Our contribution is to propose two BSP/CGM parallel algorithms based on the Wang et al.’s sequential algorithm [12] to solve the M-STR-EC-LCS problem. Firstly, we propose a multi-level Direct Acyclic Graph (DAG) called task graph that determines the correct evaluation order of sub-problems, in order to avoid redundancy due to overlap and produce a bottom-up approach following the Wang et al.’s recursive formula that will solve the entire problem. Secondly, based on our task graph, we propose two BSP/CGM parallel algorithms. It can be summarized as follows:

• In the first algorithm, we subdivide this task graph into sub-graphs (or blocks) of same size, and distribute them fairly onto the processors. It requires $\mathcal{O}\left(\frac{nmr}{p}\right)$ execution time with $\mathcal{O}\left(p\right)$ communication rounds and $\mathcal{O}\left(\frac{r\left|\Sigma \right|}{p}\right)$ preprocessing time. |Σ| is the length of the alphabet and p is the number of processors used. This strategy promotes load-balancing between the processors, but its main drawback is high idleness time of processors. Indeed, due to the dependencies between the nodes in the DAG, over time several processors cannot be active at the same time;

• The second algorithm uses an irregular partitioning, based on the fragmentation of the blocks of the task graph, to reduce the idleness time of the processors. It requires $\mathcal{O}\left(\frac{nmr}{p}\right)$ execution time with $\mathcal{O}\left(kp\right)$ communication rounds. k is a constant integer defining the number of fragmentation to perform.

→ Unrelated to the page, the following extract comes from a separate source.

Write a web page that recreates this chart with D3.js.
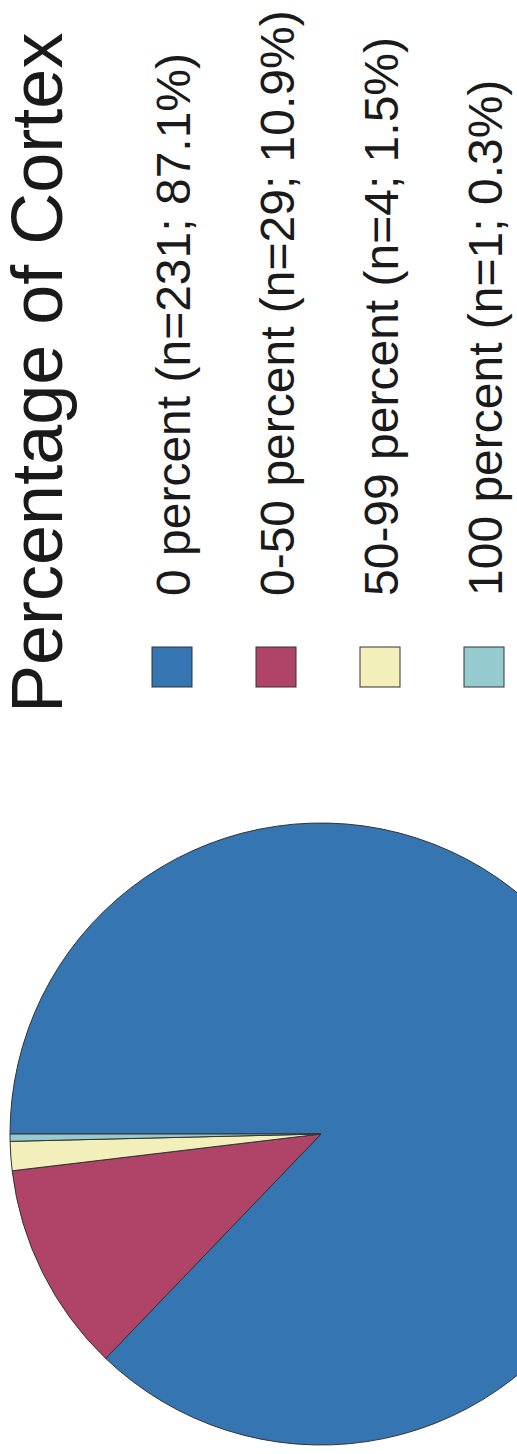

Finally, we implement our algorithms and we conclude that the experimental results performed show a good agreement with theoretical predictions.

The organization of this paper is as follow: in Section 2, we present the principle of using finite automaton to detect an occurrence of a substring in a sequence and describe its usage in the Wang et al.’s sequential algorithm. We describe our multi-level DAG model in Section 3. Our BSP/CGM algorithms are presented in Section 4 and Section 5. Section 6 presents experimental results. We end this paper with some concluding remarks and future research directions.